Going big
The coronavirus pandemic helped return structured equity to issuance highs. Morgan Stanley was there financing growth with many of the biggest deals of the year. Morgan Stanley is IFR’s EMEA Structured Equity House of the Year.
So often a niche product, convertible and exchangeable bonds were hot in 2020 as companies sought to cope with – or capitalise on – the coronavirus pandemic. In the EMEA region, that translated into annual issuance volume nearly doubling to US$35.5bn, up from US$18bn in 2019.
Suddenly the market grew beyond the mid-cap issuers that have been its relatively unexciting bread and butter for years.
Morgan Stanley has always focused on bigger deals, leading to the joke that its head of equity-linked in the region, Pierre-Alexis Renaudin, wouldn’t get out of bed for less than US$1bn. In 2020, the bank nearly trebled its number of deals, and its total – US$16.1bn of proceeds across 17 transactions – was within touching distance of that US$1bn average.
It was, as head of EMEA ECM Martin Thorneycroft recounts, “way beyond our wildest expectations on January 1”.
And yet a pandemic year could have seen Morgan Stanley go backwards as equity-linked is a market that tends to favour lending banks.
“[In 2020] how many convertible bonds did we do that were used to refinance loans of a company? Zero – not a single one,” said Renaudin. “Every transaction that we’ve done was opportunistic, for growth, or M&A.”
In other words, all the mandates had to be won and the transactions were to the clear benefit of the issuers.
Sole-bookrunner mandates are rare in equity-linked, but Morgan Stanley provided exclusive advice for both a €150m seven-year CB in July from BE Semiconductor Industries of the Netherlands and Russian internet group Mail.ru’s US$600m 3% capital increase and five-year CB combo in September. It was also effectively sole on Sappi’s R1.8bn (US$117m) five-year as the pulp and paper business hired Morgan Stanley and its South African partner RMB.
As with the majority of Morgan Stanley’s equity-linked trades, the deal priced at the mid-point, showing a balance between providing the right advice to clients and accurately judging investor appetite. “Every time we price at the mid-point, it is vindication that we pushed terms as far as we could and the client knows that we did not leave money on the table,” said Renaudin.
In a year where vanilla CB structures were preferred, it was essential to bring the right names to market at the right time. BESI’s July issue had to be co-ordinated around publication of its second-quarter results and the US$1.5bn issuance of seven-year zero coupon dual-tranche CBs in the same sector from STMicroelectronics that morning. Morgan Stanley was involved in both, though junior on the STM trade.

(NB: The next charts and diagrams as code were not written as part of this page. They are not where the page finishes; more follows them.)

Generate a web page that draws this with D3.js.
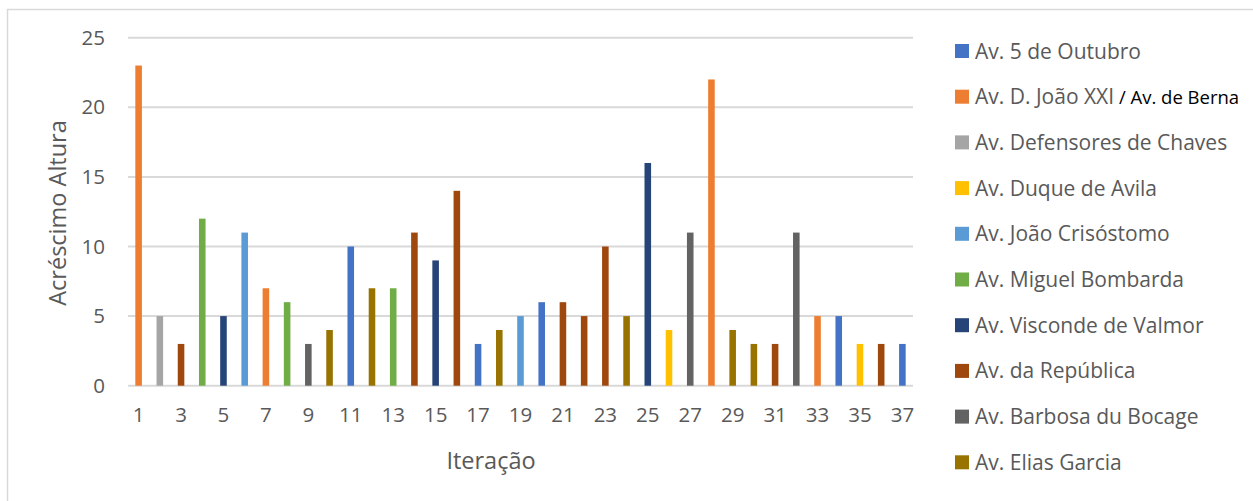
<!DOCTYPE html>
<html>
<head>
<meta charset="utf-8">
<script src="https://cdn.jsdelivr.net/npm/d3@7"></script>
<style>
  html, body { margin: 0; padding: 0; background: #fff; }
  svg { display: block; font-family: "Open Sans", "Noto Sans", sans-serif; }
</style>
</head>
<body>
<svg id="chart" width="1253" height="501"></svg>
<script>
// Streets (series) and their colours
const streets = [
  "Av. 5 de Outubro",
  "Av. D. João XXI",
  "Av. Defensores de Chaves",
  "Av. Duque de Avila",
  "Av. João Crisóstomo",
  "Av. Miguel Bombarda",
  "Av. Visconde de Valmor",
  "Av. da República",
  "Av. Barbosa du Bocage",
  "Av. Elias Garcia"
];
const streetColors = [
  "#4472C4", "#ED7D31", "#A5A5A5", "#FFC000", "#5B9BD5",
  "#70AD47", "#264478", "#9E480E", "#636363", "#997300"
];

// Iterations 1..37
const iterations = d3.range(1, 38);
// Street (index into streets) chosen at each iteration
const iterationStreet = [
  1, 2, 7, 5, 6, 4, 1, 5, 8, 9,
  0, 9, 5, 7, 6, 7, 0, 9, 4, 0,
  7, 7, 7, 9, 6, 3, 8, 1, 9, 9,
  7, 8, 1, 0, 3, 7, 0
];
// Height increase at each iteration
const heightIncrease = [
  23, 5, 3, 12, 5, 11, 7, 6, 3, 4,
  10, 7, 7, 11, 9, 14, 3, 4, 5, 6,
  6, 5, 10, 5, 16, 4, 11, 22, 4, 3,
  3, 11, 5, 5, 3, 3, 3
];
const yTicks = [0, 5, 10, 15, 20, 25];
const xTickLabels = iterations.filter(d => d % 2 === 1);

const svg = d3.select("#chart");
const textColor = "#595959";
const gridColor = "#D9D9D9";

// Outer chart border
svg.append("rect")
  .attr("x", 7.5).attr("y", 9.5)
  .attr("width", 1260).attr("height", 500)
  .attr("fill", "#fff")
  .attr("stroke", gridColor).attr("stroke-width", 1.5);

const plot = { left: 128, right: 913, top: 37.7, bottom: 385.7 };

const x = d3.scaleBand()
  .domain(iterations)
  .range([plot.left, plot.right])
  .paddingInner(0).paddingOuter(0);

const y = d3.scaleLinear()
  .domain([0, 25])
  .range([plot.bottom, plot.top]);

// Horizontal gridlines
svg.append("g")
  .selectAll("line")
  .data(yTicks)
  .join("line")
  .attr("x1", plot.left).attr("x2", plot.right)
  .attr("y1", d => y(d)).attr("y2", d => y(d))
  .attr("stroke", gridColor).attr("stroke-width", 2);

// Y axis labels
const yAxis = d3.axisLeft(y).tickValues(yTicks).tickSize(0).tickPadding(0);
svg.append("g")
  .attr("transform", `translate(${plot.left - 23},0)`)
  .call(yAxis)
  .call(g => g.select(".domain").remove())
  .call(g => g.selectAll("text")
    .attr("fill", textColor)
    .attr("font-size", 20.5)
    .attr("font-family", "Open Sans, Noto Sans, sans-serif"));

// X axis labels (odd iterations)
const xAxis = d3.axisBottom(x).tickValues(xTickLabels).tickSize(0).tickPadding(0);
svg.append("g")
  .attr("transform", `translate(0,${plot.bottom + 22})`)
  .call(xAxis)
  .call(g => g.select(".domain").remove())
  .call(g => g.selectAll("text")
    .attr("fill", textColor)
    .attr("font-size", 20.5)
    .attr("font-family", "Open Sans, Noto Sans, sans-serif"));

// Bars
const barW = x.bandwidth() * 0.31;
svg.append("g")
  .selectAll("rect")
  .data(iterations)
  .join("rect")
  .attr("x", (d, i) => x(d) + (x.bandwidth() - barW) / 2)
  .attr("y", (d, i) => y(heightIncrease[i]))
  .attr("width", barW)
  .attr("height", (d, i) => y(0) - y(heightIncrease[i]))
  .attr("fill", (d, i) => streetColors[iterationStreet[i]]);

// Axis titles
svg.append("text")
  .attr("transform", "translate(66,213) rotate(-90)")
  .attr("text-anchor", "middle")
  .attr("fill", textColor)
  .attr("font-size", 23.5)
  .text("Acréscimo Altura");

svg.append("text")
  .attr("x", 491).attr("y", 469)
  .attr("text-anchor", "middle")
  .attr("fill", textColor)
  .attr("font-size", 23.5)
  .text("Iteração");

// Legend
const legendTop = 51, legendStep = 45.7;
const legend = svg.append("g");
const rows = legend.selectAll("g")
  .data(streets)
  .join("g")
  .attr("transform", (d, i) => `translate(955,${legendTop + i * legendStep})`);
rows.append("rect")
  .attr("x", 0).attr("y", -7)
  .attr("width", 14).attr("height", 14)
  .attr("fill", (d, i) => streetColors[i]);
rows.append("text")
  .attr("x", 20).attr("y", 7.5)
  .attr("fill", textColor)
  .attr("font-size", 21)
  .each(function (d, i) {
    const t = d3.select(this);
    t.append("tspan").text(d);
    if (i === 1) {
      t.append("tspan").attr("fill", "#000").attr("font-size", 18.5).text(" / Av. de Berna");
    }
  });
</script>
</body>
</html>
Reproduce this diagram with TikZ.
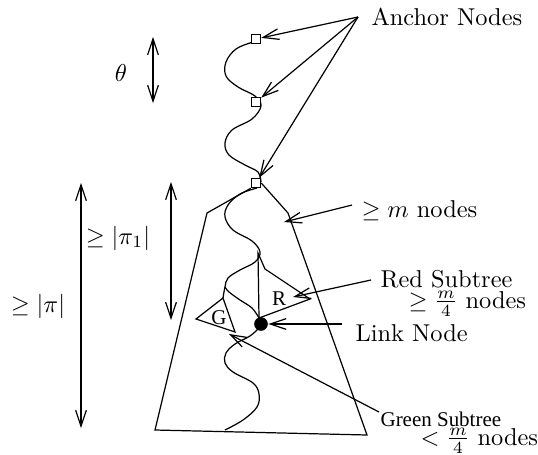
\documentclass[tikz,border=0pt]{standalone}
\usepackage{fontspec}
\newfontfamily\timesfont{Liberation Serif}
\usetikzlibrary{arrows.meta}
\begin{document}
\begin{tikzpicture}[x=0.41pt,y=-0.41pt, line width=0.5pt,
  barb/.style={-{Straight Barb[length=6.5pt,width=4.4pt]}},
  dbarb/.style={{Straight Barb[length=6.5pt,width=4.4pt]}-{Straight Barb[length=6.5pt,width=4.4pt]}},
  anchorbox/.style={draw, rectangle, minimum size=3.8pt, inner sep=0pt, fill=white},
  lbl/.style={inner sep=0pt, font=\normalsize},
  smalltimes/.style={inner sep=0pt, font=\timesfont\fontsize{8.6}{10}\selectfont},
  wave/.style={smooth, tension=0.6}]
\useasboundingbox (0,0) rectangle (538,454);

% outer tree outline
\coordinate (tl) at (207,213);
\coordinate (bl) at (155,430);
\coordinate (br) at (367,435);
\coordinate (tr) at (288,213);

% path through the tree
\draw plot[wave] coordinates {(253,42) (236,49) (226,62) (226,76) (238,87) (255,96) (261,106)
  (252,119) (232,130) (225,143) (229,155) (245,165) (258,172) (261,182)};
\draw plot[wave] coordinates {(257,188) (240,194) (228,205) (225,217) (233,230) (252,241)
  (260,252) (255,262) (240,270) (228,278) (225,287) (223,298)};
\draw plot[wave] coordinates {(225,287) (229,292) (240,300) (252,308) (259,318)};
\draw plot[wave] coordinates {(259,328) (250,336) (235,344) (226,353) (225,363) (233,372)
  (253,383) (259,394) (257,407) (243,420) (225,430)};

% anchor nodes
\node[anchorbox] (sq1) at (256,39) {};
\node[anchorbox] (sq2) at (256,102) {};
\node[anchorbox] (sq3) at (256,183) {};

\draw (sq3.south west) -- (tl) -- (bl) -- (br) -- (tr) -- (sq3.east);

% green subtree
\coordinate (gtop) at (223,298);
\coordinate (gleft) at (196,319);
\coordinate (gright) at (235,332);
\draw (gtop) -- (gleft) -- (gright) -- cycle;
\node[smalltimes] (glabel) at (219,318) {G};

% red subtree
\coordinate (rstem) at (258,253);
\coordinate (rtop) at (265,269);
\coordinate (rright) at (310,299);
\coordinate (rlow) at (259,318);
\draw (rstem) -- (rtop) -- (rright) -- (rlow) -- cycle;
\node[smalltimes] (rlabel) at (279,299) {R};

% link node
\node[circle, fill=black, minimum size=5.6pt, inner sep=0pt] (link) at (261,324) {};

% labels and pointers
\node[lbl, anchor=west] (anchors) at (371,17) {Anchor Nodes};
\coordinate (ancfoot) at (358,17);
\draw[barb] (ancfoot) -- (sq1);
\draw[barb] (ancfoot) -- (sq2);
\draw[barb] (ancfoot) -- (sq3);

\node[lbl, anchor=west] (mnodes) at (361,211) {$\geq m$ nodes};
\coordinate (mfoot) at (352,205);
\coordinate (mtip) at (284,222);
\draw[barb] (mfoot) -- (mtip);

\node[lbl, anchor=base west] (redlbl) at (380,287) {Red Subtree};
\node[lbl, anchor=base west] (redcnt) at (408,308) {$\geq \frac{m}{4}$ nodes};
\coordinate (rfoot) at (371,280);
\coordinate (rtip) at (293,297);
\draw[barb] (rfoot) -- (rtip);

\node[lbl, anchor=base west] (linklbl) at (355,341) {Link Node};
\coordinate (lfoot) at (342,324);
\draw[barb] (lfoot) -- (link);

\node[smalltimes, anchor=base west] (greenlbl) at (380,426) {Green Subtree};
\node[lbl, anchor=base west] (greencnt) at (420,445) {$< \frac{m}{4}$ nodes};
\coordinate (gfoot) at (379,412);
\coordinate (gtip) at (229,334);
\draw[barb] (gfoot) -- (gtip);

% distance markers
\coordinate (th1) at (153,37);
\coordinate (th2) at (153,103);
\draw[dbarb] (th1) -- (th2);
\node[lbl] (theta) at (121,73) {$\theta$};

\coordinate (pa1) at (171,182);
\coordinate (pa2) at (171,320);
\draw[dbarb] (pa1) -- (pa2);
\node[lbl] (pione) at (118,238) {$\geq |\pi_1|$};

\coordinate (pb1) at (81,183);
\coordinate (pb2) at (81,428);
\draw[dbarb] (pb1) -- (pb2);
\node[lbl] (pi) at (38,306) {$\geq |\pi|$};
\end{tikzpicture}
\end{document}
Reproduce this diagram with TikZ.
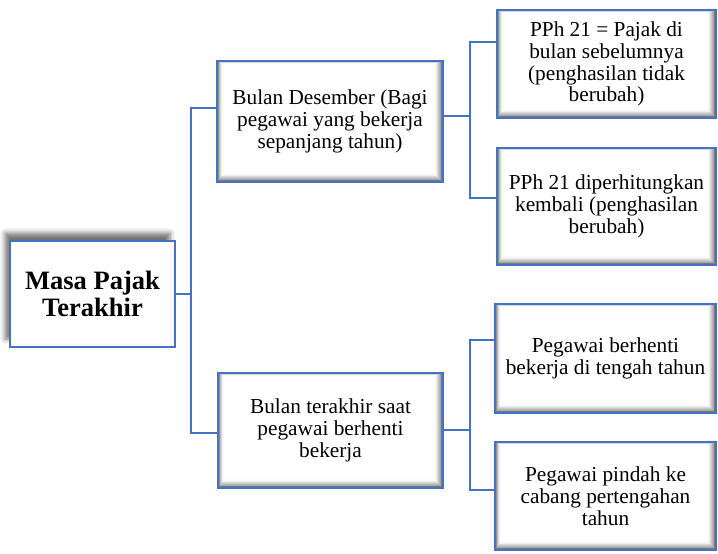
\documentclass[tikz,border=0pt]{standalone}
\usepackage{fontspec}
\setmainfont{Liberation Serif}
\usetikzlibrary{shadows.blur}
\definecolor{cblue}{RGB}{68,114,196}
\tikzset{
  conn/.style={draw=cblue, line width=2pt},
  bevel/.style={
    path picture={
      \foreach \i/\c in {0/62,1/52,2/43,3/35,4/28,5/21,6/15,7/10,8/6,9/3,10/1,11/0}{
        \fill[black!\c] ([xshift={0.5pt*\i}, yshift={0.8pt*\i}]path picture bounding box.south west)
          rectangle ([xshift={-0.8pt*\i}, yshift={-0.22pt*\i}]path picture bounding box.north east);
      }
    }
  },
  box/.style={rectangle, draw=cblue, line width=1.5pt, fill=white, align=center,
    inner sep=0pt, font=\fontsize{21.3}{21.8}\selectfont, bevel},
  rootbox/.style={rectangle, draw=cblue, line width=1.8pt, fill=white, align=center,
    inner sep=0pt, font=\fontsize{26.5}{27}\selectfont\bfseries,
    blur shadow={shadow xshift=-5pt, shadow yshift=8pt, shadow blur radius=5pt, shadow opacity=55}}
}
\begin{document}
\begin{tikzpicture}[x=1pt,y=-1pt]
\useasboundingbox (0,0) rectangle (718,554);

\node[rootbox, minimum width=165pt, minimum height=106pt] (root) at (92.5,294) {Masa Pajak\\Terakhir};

\node[box, minimum width=226pt, minimum height=121pt] (b1) at (330,121.5) {Bulan Desember (Bagi\\pegawai yang bekerja\\sepanjang tahun)};
\node[box, minimum width=225pt, minimum height=115pt] (b2) at (330.5,430.5) {Bulan terakhir saat\\pegawai berhenti\\bekerja};

\node[box, minimum width=219pt, minimum height=108pt] (c1) at (606.5,64) {PPh 21 = Pajak di\\bulan sebelumnya\\(penghasilan tidak\\berubah)};
\node[box, minimum width=219pt, minimum height=117pt] (c2) at (606.5,206.5) {PPh 21 diperhitungkan\\kembali (penghasilan\\berubah)};
\node[box, minimum width=221pt, minimum height=109pt] (c3) at (605.5,358.5) {Pegawai berhenti\\bekerja di tengah tahun};
\node[box, minimum width=221pt, minimum height=108pt] (c4) at (605.5,496) {Pegawai pindah ke\\cabang pertengahan\\tahun};

% junctions
\coordinate (j0) at (191,294);
\coordinate (j0t) at (191,108);
\coordinate (j0b) at (191,433);
\coordinate (j1) at (470,116);
\coordinate (j1t) at (470,42);
\coordinate (j1b) at (470,198);
\coordinate (j2) at (470,430);
\coordinate (j2t) at (470,340);
\coordinate (j2b) at (470,490);

\draw[conn] (root.east) -- (j0);
\draw[conn] (j0t -| b1.west) -- (j0t) -- (j0b) -- (j0b -| b2.west);

\draw[conn] (j1 -| b1.east) -- (j1);
\draw[conn] (j1t -| c1.west) -- (j1t) -- (j1b) -- (j1b -| c2.west);

\draw[conn] (j2 -| b2.east) -- (j2);
\draw[conn] (j2t -| c3.west) -- (j2t) -- (j2b) -- (j2b -| c4.west);
\end{tikzpicture}
\end{document}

With an intraday launch scuppered, BESI shifted to a post-close launch, allowing for momentum from company results to build and time for wall-crossing. A conversion price more than 24% above the record stock close was the consequence.
One of the few trades before the market sell-off was a €400m seven-year CB for French care homes operator Korian that launched in a tiny window at the start of March, shortly after the Fed’s announcement of a 50bp rate cut.
In fact, Morgan Stanley had reopened the market in the first weeks of January, moving quickly to print an upsized €1.75bn CB alongside €571.1m of equity for Delivery Hero to fund its acquisition of South Korea’s Woowa Brothers earlier than anticipated after a 40% tear in the stock.
Delivery Hero was still able to pull in more than €4bn of orders for a further €1.5bn of dual-tranche CBs in July, despite no use of proceeds commitment as it looked to take advantage of investment opportunities. At that point, Delivery Hero accounted for nearly a quarter of European equity-linked issuance for the year.
Cellnex Telecom was another repeat client, printing a €1.5bn CB in November, less than three months after pulling in €4bn for a rights issue and also doing it without a defined use of proceeds. Not only did the new paper push on maturity – with the 11-year tenor the longest achieved in EMEA since 2007 – a premium redemption feature allowed for an effective conversion premium of 82.5%. That premium was captured completely as the delta placing priced flat to the close.
Along with pushing on tech names, the core innovation for 2020 and beyond was ESG, which came of age with EDF’s €2.4bn four-year CB in early September, the largest green CB globally by far and the biggest non-mandatory in Europe since 2003.
“Investors were waiting for green paper and the key was about taking little steps to get it to work, not overdo it or make it overly complicated,” said Renaudin.